FREE THOUGHTS, BUT NO FREE WILL?


So there’s this guy who told me that:

1) We have free thoughts;
2) But not free will, God orders our steps.

I am trying to parse the difference between the two but don’t mind some help.

I thought of scifi and fantasy analogies to try and pin down the concept:

  • Alita Battle Angel, where the bad guy dissects your brain and eyes out into a life support jar – the victim can perceive and think, but not act.
  • HalfLife 2, where if a headcrab parasites onto you, the victim is fully aware of what horrors his mutated body is forced to do but cannot act otherwise, since the alien has hacked into his spinal cord.
  • Dota2, where an arrogant wizard trapped himself inside the mind of the monster Naix. The latter has full control, the former can only go along for the ride as a disembodied mind.

But none of these actually stop the victim’s will from existing. They merely prevent the victim from carrying out anything with their will. They can still both think about their predicament, and will (want, wish, intend, desire) to try and escape it or have someone rescue them from it.

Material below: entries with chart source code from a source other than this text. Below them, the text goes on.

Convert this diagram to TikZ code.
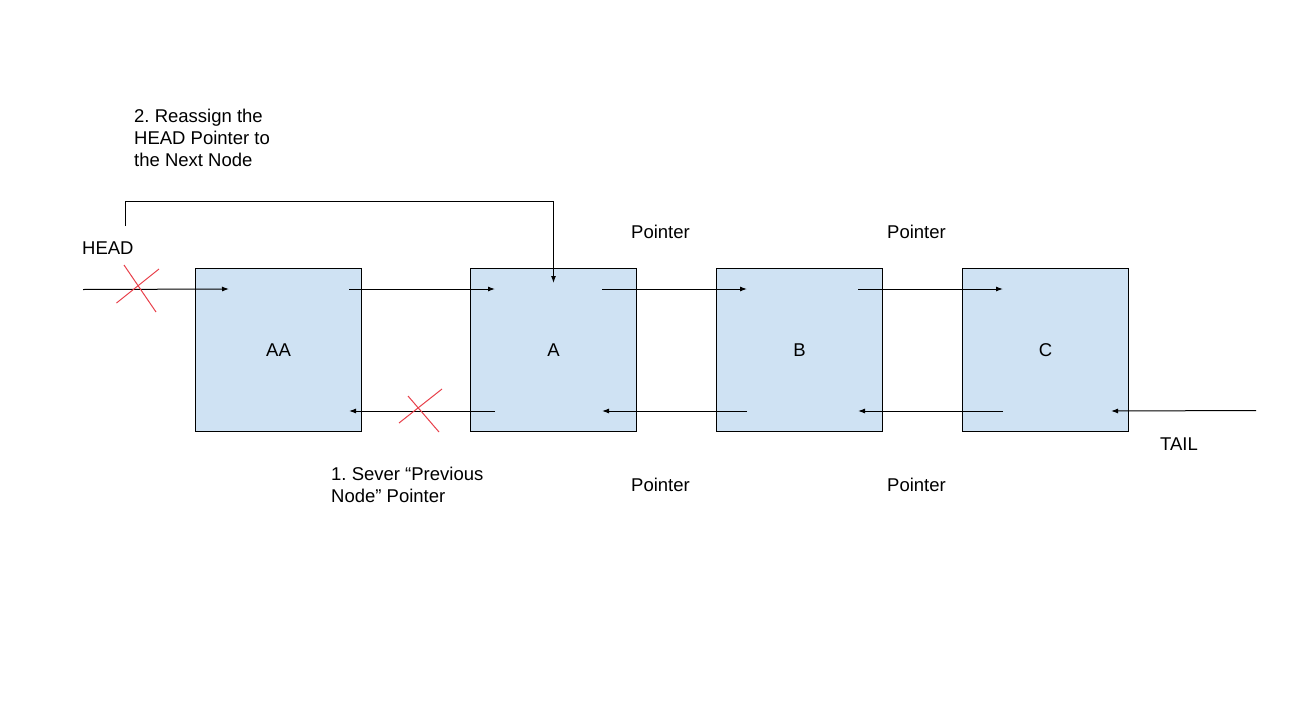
\documentclass[tikz,border=0pt]{standalone}
\usepackage{fontspec}
\setmainfont{Liberation Sans}
\usetikzlibrary{arrows.meta,calc}
\definecolor{boxfill}{HTML}{CFE2F3}
\definecolor{crossred}{HTML}{E8404A}
\frenchspacing
\begin{document}
\begin{tikzpicture}[x=1pt,y=-1pt,
  listbox/.style={draw=black,line width=1pt,fill=boxfill,minimum width=166pt,minimum height=163pt,inner sep=0pt,font=\fontsize{18.5}{22}\selectfont},
  ptr/.style={line width=1pt,-{Latex[length=7pt,width=5pt]}},
  cross/.style={draw=crossred,line width=1pt},
  lbl/.style={inner sep=0pt,anchor=base west,font=\fontsize{18.5}{22}\selectfont,align=left}]
\useasboundingbox (0,0) rectangle (1290,723);
\fill[white] (0,0) rectangle (1290,723);
% boxes
\node[listbox] (AA) at (278.5,350) {AA};
\node[listbox] (A) at (553.5,350) {A};
\node[listbox] (B) at (799.5,350) {B};
\node[listbox] (C) at (1045.5,350) {C};
% free ends
\coordinate (headin) at (83,289.5);
\coordinate (tailin) at (1256,410.5);
\coordinate (headstart) at (125.5,226);
% forward pointers
\draw[ptr] (headin) -- ($(AA.north west)+(34,21)$);
\draw[ptr] ($(AA.north east)+(-13,21)$) -- ($(A.north west)+(25,21)$);
\draw[ptr] ($(A.north east)+(-35,21)$) -- ($(B.north west)+(31,21)$);
\draw[ptr] ($(B.north east)+(-25,21)$) -- ($(C.north west)+(41,21)$);
% backward pointers
\draw[ptr] ($(A.south west)+(25,-21)$) -- ($(AA.south east)+(-13,-21)$);
\draw[ptr] ($(B.south west)+(31,-21)$) -- ($(A.south east)+(-35,-21)$);
\draw[ptr] ($(C.south west)+(41,-21)$) -- ($(B.south east)+(-25,-21)$);
\draw[ptr] (tailin) -- ($(C.south east)+(-18,-21)$);
% head reassignment
\draw[ptr] (headstart) |- (553.5,201.5) -- ($(A.north)+(0,15)$);
% crosses
\draw[cross] (116.5,303) -- (159,269);
\draw[cross] (124,265) -- (156,312);
\draw[cross] (399,423) -- (442,389);
\draw[cross] (408,396) -- (439,432);
% labels
\node[lbl] (headlbl) at (82,254) {HEAD};
\node[lbl] (taillbl) at (1160,450) {TAIL};
\node[lbl] (reassign) at (134,166.5) {2. Reassign the\\HEAD Pointer to\\the Next Node};
\node[lbl] (sever) at (331,502.5) {1. Sever “Previous\\Node” Pointer};
\node[lbl] (p1) at (631,238.5) {Pointer};
\node[lbl] (p2) at (887,238.5) {Pointer};
\node[lbl] (p3) at (631,491.5) {Pointer};
\node[lbl] (p4) at (887,491.5) {Pointer};
\end{tikzpicture}
\end{document}
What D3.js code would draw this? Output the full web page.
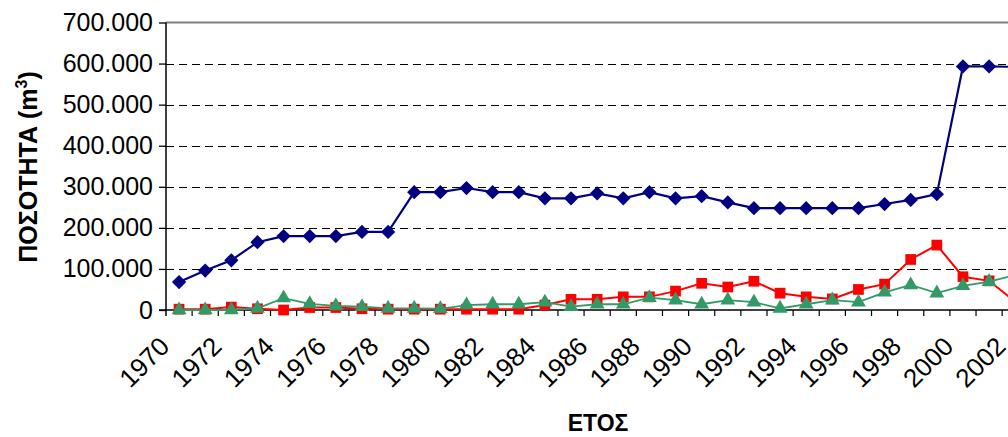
<!DOCTYPE html>
<html>
<head>
<meta charset="utf-8">
<script src="https://cdn.jsdelivr.net/npm/d3@7"></script>
<style>
  body { margin: 0; background: #fff; }
  svg { display: block; font-family: "Liberation Sans", Arial, sans-serif; }
</style>
</head>
<body>
<div id="chart"></div>
<script>
var years = d3.range(1970, 2003);

var seriesBlue = [68000, 96000, 121000, 165000, 180000, 180000, 180000, 190000, 190000, 287000,
                  287000, 297000, 287000, 287000, 272000, 272000, 284000, 272000, 287000, 272000,
                  277000, 262000, 248000, 248000, 248000, 248000, 248000, 258000, 268000, 282000,
                  593000, 593000, 592000];

var seriesRed = [2000, 2000, 7000, 3000, 0, 6000, 6000, 3000, 2000, 2000,
                 2000, 2000, 2000, 2000, 12000, 26000, 26000, 32000, 32000, 46000,
                 65000, 56000, 70000, 41000, 32000, 27000, 50000, 63000, 123000, 158000,
                 81000, 71000, 20000];

var seriesGreen = [0, 0, 0, 4000, 29000, 15000, 10000, 8000, 4000, 4000,
                   3000, 12000, 14000, 14000, 19000, 8000, 14000, 14000, 30000, 24000,
                   14000, 24000, 19000, 4000, 14000, 24000, 19000, 43000, 61000, 41000,
                   59000, 69000, 85000];

var yTicks = [0, 100000, 200000, 300000, 400000, 500000, 600000, 700000];

var width = 1008, height = 437;
var plotLeft = 166, plotBottom = 310, plotTop = 22.5, step = 26.13;

var svg = d3.select("#chart")
    .append("svg")
    .attr("width", width)
    .attr("height", height);

var x = d3.scaleBand().domain(years).range([plotLeft, plotLeft + years.length * step]).padding(0);
var y = d3.scaleLinear().domain([0, 700000]).range([plotBottom, plotTop]);

var gr = d3.formatLocale({decimal: ",", thousands: ".", grouping: [3], currency: ["", "€"]});
var fmt = gr.format(",");

// gridlines
svg.append("g")
    .selectAll("line")
    .data(yTicks.filter(function(d){ return d > 0 && d < 700000; }))
    .enter()
    .append("line")
    .attr("x1", plotLeft)
    .attr("x2", width)
    .attr("y1", function(d){ return Math.round(y(d)) + 0.5; })
    .attr("y2", function(d){ return Math.round(y(d)) + 0.5; })
    .attr("stroke", "#000")
    .attr("stroke-width", 1)
    .attr("stroke-dasharray", "8,5");

// top border of plot area
svg.append("line")
    .attr("x1", plotLeft).attr("x2", width)
    .attr("y1", y(700000)).attr("y2", y(700000))
    .attr("stroke", "#808080")
    .attr("stroke-width", 2);

// y axis
var yAxis = svg.append("g")
    .attr("transform", "translate(" + plotLeft + ",0)")
    .call(d3.axisLeft(y).tickValues(yTicks).tickFormat(fmt).tickSize(7).tickPadding(6));
yAxis.select(".domain").remove();
yAxis.selectAll("line").attr("stroke", "#000").attr("stroke-width", 1.3);
yAxis.selectAll("text")
    .attr("font-size", "25px")
    .attr("font-family", "Liberation Sans, Arial, sans-serif")
    .attr("fill", "#000");
svg.append("line")
    .attr("x1", plotLeft).attr("x2", plotLeft)
    .attr("y1", plotTop).attr("y2", plotBottom + 6)
    .attr("stroke", "#000")
    .attr("stroke-width", 1.5);

// x axis
svg.append("line")
    .attr("x1", plotLeft - 7).attr("x2", width)
    .attr("y1", plotBottom).attr("y2", plotBottom)
    .attr("stroke", "#000")
    .attr("stroke-width", 1.3);
svg.append("g")
    .selectAll("line")
    .data(years.slice(1).concat(["end"]))
    .enter()
    .append("line")
    .attr("x1", function(d){ return d === "end" ? x.range()[1] : x(d); })
    .attr("x2", function(d){ return d === "end" ? x.range()[1] : x(d); })
    .attr("y1", plotBottom)
    .attr("y2", plotBottom + 6)
    .attr("stroke", "#000")
    .attr("stroke-width", 1.2);

svg.append("g")
    .selectAll("text")
    .data(years.filter(function(d){ return d % 2 === 0; }))
    .enter()
    .append("text")
    .attr("transform", function(d){
        return "translate(" + (x(d) + x.bandwidth() / 2 - 8) + "," + (plotBottom + 38) + ") rotate(-45)";
    })
    .attr("text-anchor", "end")
    .attr("font-size", "26px")
    .attr("fill", "#000")
    .text(function(d){ return d; });

// axis titles
svg.append("text")
    .attr("x", 598)
    .attr("y", 431)
    .attr("text-anchor", "middle")
    .attr("font-size", "23px")
    .attr("font-weight", "bold")
    .text("ΕΤΟΣ");

var yTitle = svg.append("text")
    .attr("transform", "translate(37,167) rotate(-90)")
    .attr("text-anchor", "middle")
    .attr("font-size", "25px")
    .attr("font-weight", "bold");
yTitle.append("tspan").text("ΠΟΣΟΤΗΤΑ (m");
yTitle.append("tspan").attr("font-size", "16px").attr("dy", "-10").text("3");
yTitle.append("tspan").attr("dy", "10").text(")");

// series
var cx = function(d, i){ return x(years[i]) + x.bandwidth() / 2; };
var line = d3.line()
    .x(function(d, i){ return cx(d, i); })
    .y(function(d){ return y(d); });

var series = [
    {values: seriesBlue, color: "#000080", symbol: d3.symbolDiamond2, size: 130, width: 2.2},
    {values: seriesRed, color: "#FF0000", symbol: d3.symbolSquare, size: 115, width: 2},
    {values: seriesGreen, color: "#339966", symbol: d3.symbolTriangle, size: 95, width: 1.8}
];

series.forEach(function(s){
    svg.append("path")
        .datum(s.values)
        .attr("d", line)
        .attr("fill", "none")
        .attr("stroke", s.color)
        .attr("stroke-width", s.width);

    svg.append("g")
        .selectAll("path")
        .data(s.values)
        .enter()
        .append("path")
        .attr("d", d3.symbol().type(s.symbol).size(s.size))
        .attr("transform", function(d, i){ return "translate(" + cx(d, i) + "," + y(d) + ")"; })
        .attr("fill", s.color);
});
</script>
</body>
</html>
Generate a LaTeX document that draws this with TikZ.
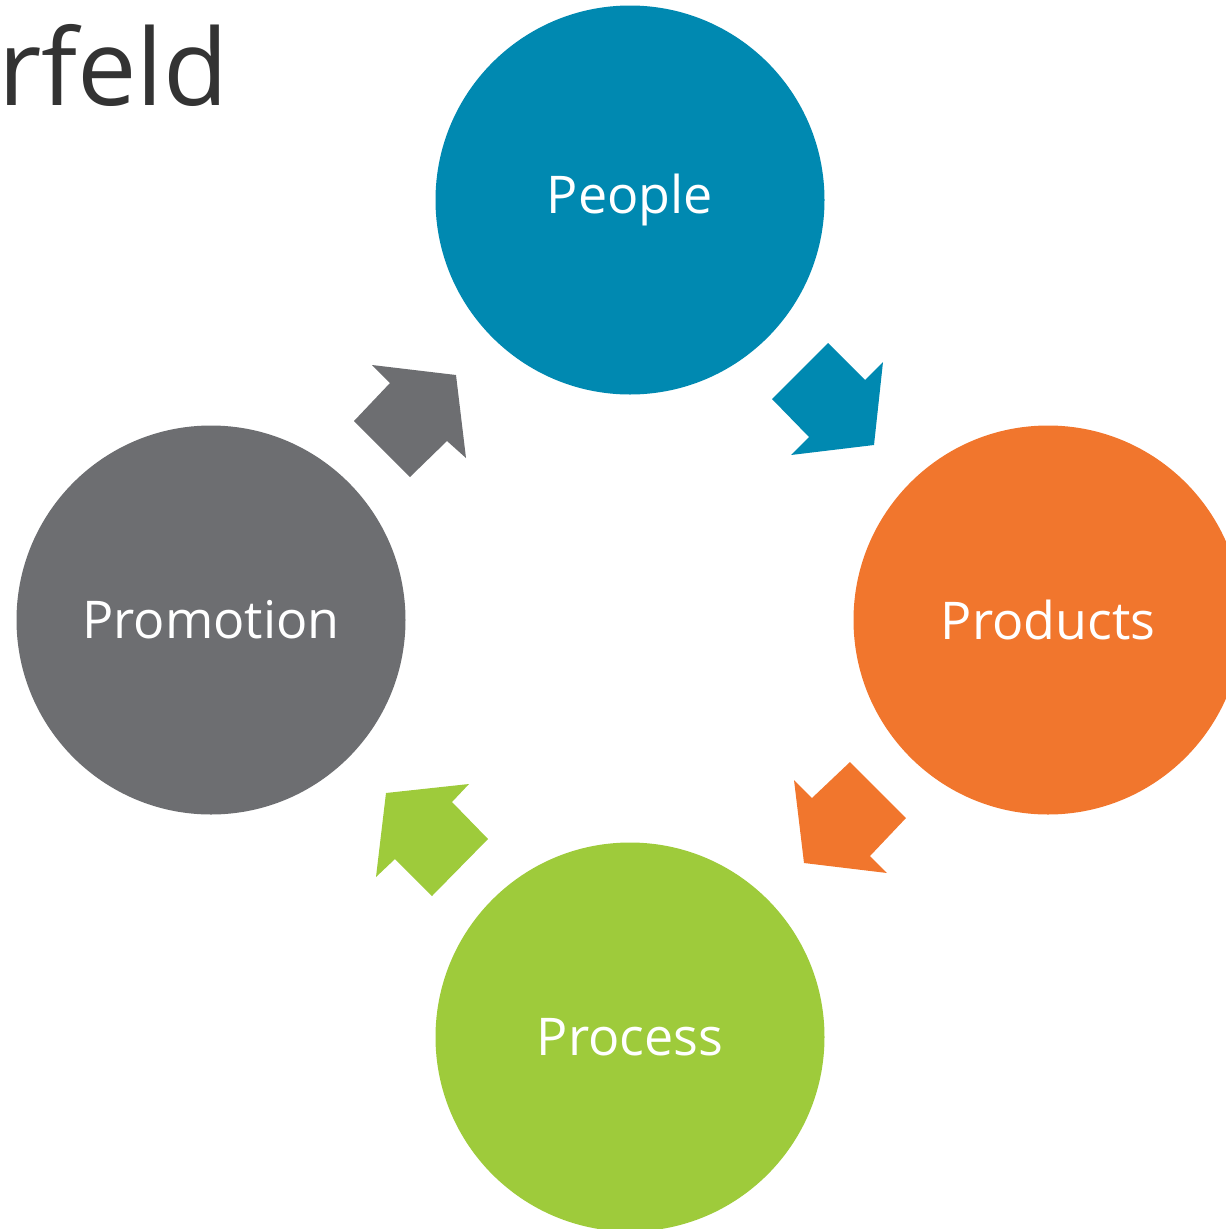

It’s a bit like the Calvinist bad argument, “You think you have free will? Then can you fly like a bird?” which conflates the intent to do something with the ability to carry it out.

(But the examples I give DO illustrate the existential horror of being sentient characters who cannot control anything about themselves or their lives, as in the ‘God is the novel writer’ analogy that some Calvinists use. We are all storybook characters, we cannot do other than what the author has already plotted out, BUT WE WILL BE FULLY AWARE OF THE ETERNAL SUFFERING IN HELL.)

One Response to “FREE THOUGHTS, BUT NO FREE WILL?”

  1. br.d Says:

    We know that determinists of many strips – just to have a sense of normalcy in live – incorporate what I call *AS-IF* thinking. For example, Stephen Hawking telling an audience he believes Libertarian Freedom doesn’t exist – but he lives *AS-IF* it does. And John Calvin’s belief that all things are determined in every part – yet the disciple is to -quote “go about his office *AS-IF* nothing is determined in any part”.

    Dr. William Lane Craig identifies this pattern of thinking as a reflection of the determinist’s psychology – rather than his theology.

    Essentially, determinists live in a world in which they both affirm and deny their belief system.

    After having observed this pattern of “Having it both ways” enough times with Calvinists I now take it as part of their attempts to retain a sense of normalcy. And determinists are very inventive in how they go about it.

    I think this guy who wants to reject free will – and yet have a mind that is free has simply created his own little private *AS-IF* thinking pattern.